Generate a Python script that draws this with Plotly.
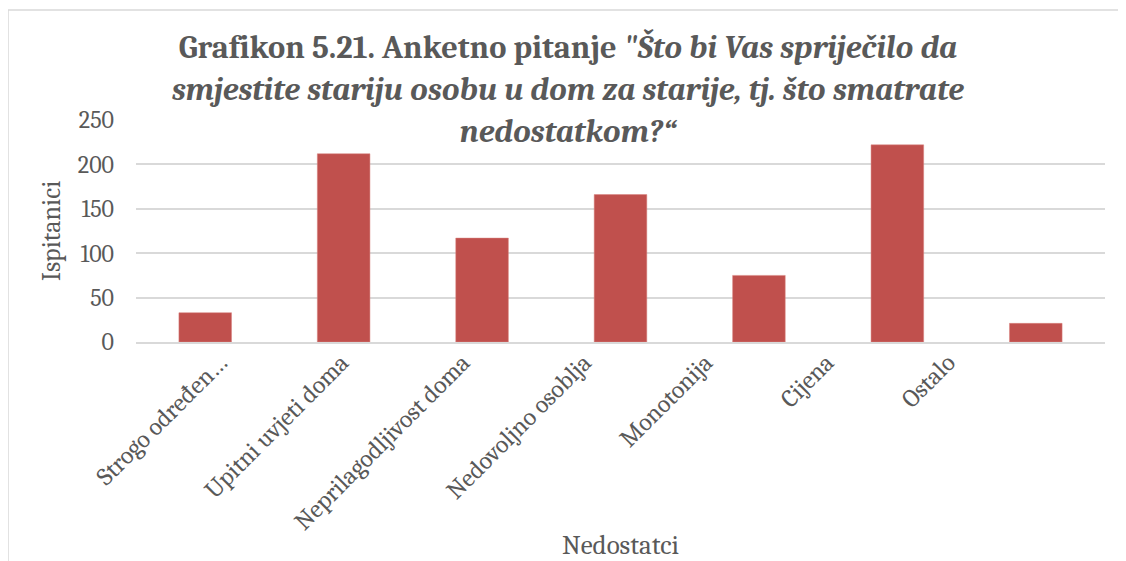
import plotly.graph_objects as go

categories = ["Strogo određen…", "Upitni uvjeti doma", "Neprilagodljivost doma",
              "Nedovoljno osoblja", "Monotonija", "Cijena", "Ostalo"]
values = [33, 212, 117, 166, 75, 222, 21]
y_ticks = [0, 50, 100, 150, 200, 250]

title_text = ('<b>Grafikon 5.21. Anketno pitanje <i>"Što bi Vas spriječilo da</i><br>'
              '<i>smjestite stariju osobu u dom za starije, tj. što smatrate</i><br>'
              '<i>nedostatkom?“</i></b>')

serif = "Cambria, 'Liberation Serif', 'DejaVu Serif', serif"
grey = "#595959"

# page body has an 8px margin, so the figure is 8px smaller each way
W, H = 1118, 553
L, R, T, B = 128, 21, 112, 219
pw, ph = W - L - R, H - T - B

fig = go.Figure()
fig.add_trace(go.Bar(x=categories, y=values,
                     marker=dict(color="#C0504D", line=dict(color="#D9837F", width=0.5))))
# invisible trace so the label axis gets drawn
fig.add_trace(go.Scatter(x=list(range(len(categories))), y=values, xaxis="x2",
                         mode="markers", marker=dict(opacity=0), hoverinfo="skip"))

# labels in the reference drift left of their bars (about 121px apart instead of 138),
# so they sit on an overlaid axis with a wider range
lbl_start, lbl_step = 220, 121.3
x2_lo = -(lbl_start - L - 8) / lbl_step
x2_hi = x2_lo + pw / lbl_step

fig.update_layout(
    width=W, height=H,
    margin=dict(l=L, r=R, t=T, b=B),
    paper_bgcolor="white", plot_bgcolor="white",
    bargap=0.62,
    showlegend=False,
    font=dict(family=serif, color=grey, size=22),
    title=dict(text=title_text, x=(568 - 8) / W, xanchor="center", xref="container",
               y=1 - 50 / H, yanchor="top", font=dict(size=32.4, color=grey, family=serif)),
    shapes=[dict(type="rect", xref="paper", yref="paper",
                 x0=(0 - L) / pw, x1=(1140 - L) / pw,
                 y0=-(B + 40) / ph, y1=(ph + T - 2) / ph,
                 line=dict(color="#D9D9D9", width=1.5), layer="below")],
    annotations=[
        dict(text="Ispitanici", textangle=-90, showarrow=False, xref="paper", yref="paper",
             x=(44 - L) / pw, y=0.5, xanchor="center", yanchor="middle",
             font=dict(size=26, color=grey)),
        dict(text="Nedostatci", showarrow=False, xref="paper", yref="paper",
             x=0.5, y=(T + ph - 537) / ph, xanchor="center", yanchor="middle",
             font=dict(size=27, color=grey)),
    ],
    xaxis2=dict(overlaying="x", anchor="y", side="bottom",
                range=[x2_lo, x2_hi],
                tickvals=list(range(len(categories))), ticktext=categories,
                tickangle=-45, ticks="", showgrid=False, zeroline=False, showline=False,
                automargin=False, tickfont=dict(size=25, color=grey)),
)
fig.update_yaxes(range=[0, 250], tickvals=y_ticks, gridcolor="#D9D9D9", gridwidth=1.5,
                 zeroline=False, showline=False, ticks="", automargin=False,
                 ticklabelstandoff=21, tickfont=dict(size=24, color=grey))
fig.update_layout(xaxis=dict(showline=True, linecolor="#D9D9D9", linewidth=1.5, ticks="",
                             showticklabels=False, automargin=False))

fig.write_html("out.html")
******************************
§ Stated task:
Leave the pictures out, and print every line of the listing exactly as written.

§ Answer in full:
Generate a Python script that draws this with Plotly.
import plotly.graph_objects as go

categories = ["Strogo određen…", "Upitni uvjeti doma", "Neprilagodljivost doma",
              "Nedovoljno osoblja", "Monotonija", "Cijena", "Ostalo"]
values = [33, 212, 117, 166, 75, 222, 21]
y_ticks = [0, 50, 100, 150, 200, 250]

title_text = ('<b>Grafikon 5.21. Anketno pitanje <i>"Što bi Vas spriječilo da</i><br>'
              '<i>smjestite stariju osobu u dom za starije, tj. što smatrate</i><br>'
              '<i>nedostatkom?“</i></b>')

serif = "Cambria, 'Liberation Serif', 'DejaVu Serif', serif"
grey = "#595959"

# page body has an 8px margin, so the figure is 8px smaller each way
W, H = 1118, 553
L, R, T, B = 128, 21, 112, 219
pw, ph = W - L - R, H - T - B

fig = go.Figure()
fig.add_trace(go.Bar(x=categories, y=values,
                     marker=dict(color="#C0504D", line=dict(color="#D9837F", width=0.5))))
# invisible trace so the label axis gets drawn
fig.add_trace(go.Scatter(x=list(range(len(categories))), y=values, xaxis="x2",
                         mode="markers", marker=dict(opacity=0), hoverinfo="skip"))

# labels in the reference drift left of their bars (about 121px apart instead of 138),
# so they sit on an overlaid axis with a wider range
lbl_start, lbl_step = 220, 121.3
x2_lo = -(lbl_start - L - 8) / lbl_step
x2_hi = x2_lo + pw / lbl_step

fig.update_layout(
    width=W, height=H,
    margin=dict(l=L, r=R, t=T, b=B),
    paper_bgcolor="white", plot_bgcolor="white",
    bargap=0.62,
    showlegend=False,
    font=dict(family=serif, color=grey, size=22),
    title=dict(text=title_text, x=(568 - 8) / W, xanchor="center", xref="container",
               y=1 - 50 / H, yanchor="top", font=dict(size=32.4, color=grey, family=serif)),
    shapes=[dict(type="rect", xref="paper", yref="paper",
                 x0=(0 - L) / pw, x1=(1140 - L) / pw,
                 y0=-(B + 40) / ph, y1=(ph + T - 2) / ph,
                 line=dict(color="#D9D9D9", width=1.5), layer="below")],
    annotations=[
        dict(text="Ispitanici", textangle=-90, showarrow=False, xref="paper", yref="paper",
             x=(44 - L) / pw, y=0.5, xanchor="center", yanchor="middle",
             font=dict(size=26, color=grey)),
        dict(text="Nedostatci", showarrow=False, xref="paper", yref="paper",
             x=0.5, y=(T + ph - 537) / ph, xanchor="center", yanchor="middle",
             font=dict(size=27, color=grey)),
    ],
    xaxis2=dict(overlaying="x", anchor="y", side="bottom",
                range=[x2_lo, x2_hi],
                tickvals=list(range(len(categories))), ticktext=categories,
                tickangle=-45, ticks="", showgrid=False, zeroline=False, showline=False,
                automargin=False, tickfont=dict(size=25, color=grey)),
)
fig.update_yaxes(range=[0, 250], tickvals=y_ticks, gridcolor="#D9D9D9", gridwidth=1.5,
                 zeroline=False, showline=False, ticks="", automargin=False,
                 ticklabelstandoff=21, tickfont=dict(size=24, color=grey))
fig.update_layout(xaxis=dict(showline=True, linecolor="#D9D9D9", linewidth=1.5, ticks="",
                             showticklabels=False, automargin=False))

fig.write_html("out.html")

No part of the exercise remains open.